Muchas veces pienso que va a salir en cualquier momento una cámara oculta de un seto para darme una sorpresa, porque en todo el desastre que vivo siempre pienso que está todo guionizado. Y el episodio de hoy comienza perdiendo un AVE para irme a Córdoba.
Desgraciadamente, esta historia no termina conmigo enamorándome del chico que llevo teniendo en el asiento de al lado seis horas en el autobús que he cogido de urgencia para llegar a mi destino. Sobre todo porque las únicas palabras que hemos intercambiado han sido «¿Andújar?». «No, esa es la anterior». Y se ha bajado ahí, sin un adiós. ¿Ya a nadie le importa compartir reposabrazos durante seis horas por media España? ¿A dónde vamos a llegar?
Pero sí que concluye con el desenlace de las voces que he escuchado del resto de viajeros que estaban encerrados conmigo durante medio día muy largo. Las tres chicas de delante iban al pueblo de su amiga de la universidad, los dos de detrás volvían a sus orígenes. La muchacha de al lado venía del trabajo en la gran ciudad y no podía dejar de hablar con todo el mundo. Y luego estaban mis favoritos, los últimos a los que escuchaba. Eran una familia con dos niños que hablaban alemán y español con una facilidad pasmosa y un acento extraordinario. Nada de 'pego' para decir 'perro'. Las erres como deben. Juegan los niños durante esas horas eternas con sus coches de policía: «¡Ayuda! ¡Socorro!». «Ya vienen los bomberos, hijo», le decía la madre, y luego metía una frase germana. Porque pocas cosas me descolocan más que tantas horas sin entender cómo se puede llegar a ese nivel de control en dos idiomas teniendo dos años. Hasta que lo entendí seis horas más tarde.

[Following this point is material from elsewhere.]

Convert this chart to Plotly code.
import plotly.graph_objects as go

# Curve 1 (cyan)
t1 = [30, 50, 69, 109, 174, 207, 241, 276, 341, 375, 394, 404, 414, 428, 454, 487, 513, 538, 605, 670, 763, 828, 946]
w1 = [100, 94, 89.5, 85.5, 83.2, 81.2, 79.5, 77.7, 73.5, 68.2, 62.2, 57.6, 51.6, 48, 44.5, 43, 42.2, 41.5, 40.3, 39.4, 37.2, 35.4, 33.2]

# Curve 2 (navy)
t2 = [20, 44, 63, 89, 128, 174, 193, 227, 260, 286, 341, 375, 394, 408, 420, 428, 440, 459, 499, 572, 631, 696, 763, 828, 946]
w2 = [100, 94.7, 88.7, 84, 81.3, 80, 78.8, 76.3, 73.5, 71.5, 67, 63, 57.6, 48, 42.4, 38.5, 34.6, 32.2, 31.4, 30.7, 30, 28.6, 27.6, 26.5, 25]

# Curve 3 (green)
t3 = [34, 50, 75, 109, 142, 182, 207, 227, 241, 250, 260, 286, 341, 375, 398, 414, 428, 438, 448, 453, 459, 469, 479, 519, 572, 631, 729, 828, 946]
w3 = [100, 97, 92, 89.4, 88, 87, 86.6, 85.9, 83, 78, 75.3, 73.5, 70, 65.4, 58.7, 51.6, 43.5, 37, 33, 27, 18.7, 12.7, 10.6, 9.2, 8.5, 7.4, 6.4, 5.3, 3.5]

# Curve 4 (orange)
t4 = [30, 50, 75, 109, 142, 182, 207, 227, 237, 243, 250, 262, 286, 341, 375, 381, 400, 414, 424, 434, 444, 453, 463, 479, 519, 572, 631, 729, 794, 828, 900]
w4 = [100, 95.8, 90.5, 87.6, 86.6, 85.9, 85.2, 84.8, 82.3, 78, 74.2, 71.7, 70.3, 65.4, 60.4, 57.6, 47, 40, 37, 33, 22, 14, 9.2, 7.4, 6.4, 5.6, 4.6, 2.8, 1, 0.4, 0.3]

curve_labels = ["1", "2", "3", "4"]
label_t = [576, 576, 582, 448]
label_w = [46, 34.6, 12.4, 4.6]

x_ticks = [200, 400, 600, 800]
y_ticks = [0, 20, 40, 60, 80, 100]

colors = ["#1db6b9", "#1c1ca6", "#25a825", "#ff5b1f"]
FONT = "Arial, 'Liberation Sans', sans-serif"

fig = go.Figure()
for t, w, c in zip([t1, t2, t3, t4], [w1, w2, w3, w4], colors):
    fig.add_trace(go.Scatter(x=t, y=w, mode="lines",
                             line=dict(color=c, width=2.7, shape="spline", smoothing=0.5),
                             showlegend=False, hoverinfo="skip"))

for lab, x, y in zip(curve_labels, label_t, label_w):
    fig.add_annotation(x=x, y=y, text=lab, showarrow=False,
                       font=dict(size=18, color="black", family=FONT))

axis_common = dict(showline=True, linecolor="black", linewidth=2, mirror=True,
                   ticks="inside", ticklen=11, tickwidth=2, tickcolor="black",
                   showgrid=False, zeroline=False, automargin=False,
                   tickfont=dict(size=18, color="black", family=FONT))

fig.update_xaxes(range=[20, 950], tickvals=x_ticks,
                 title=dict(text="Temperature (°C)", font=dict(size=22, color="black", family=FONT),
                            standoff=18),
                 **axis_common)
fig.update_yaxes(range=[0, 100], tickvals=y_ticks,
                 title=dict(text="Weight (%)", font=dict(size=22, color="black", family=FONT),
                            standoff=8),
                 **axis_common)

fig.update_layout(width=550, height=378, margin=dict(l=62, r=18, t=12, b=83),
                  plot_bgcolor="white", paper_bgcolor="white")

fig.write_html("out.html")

«¡Ahí está el abuelo! ¡Mira, que no nos ve! ¡Por fin!». Ay, debe ser internacional ese sentimiento. Y la sonrisa del abuelo en la estación. Les ha cogido a los dos en volandas un cordobés de cepa para dar las gracias a Dios por haber hecho fiesta sólo para vivir la alegría de su Pascua, que no es otra, si no verlos. Feliz Semana Santa y, sobre todo, feliz vuelta a casa.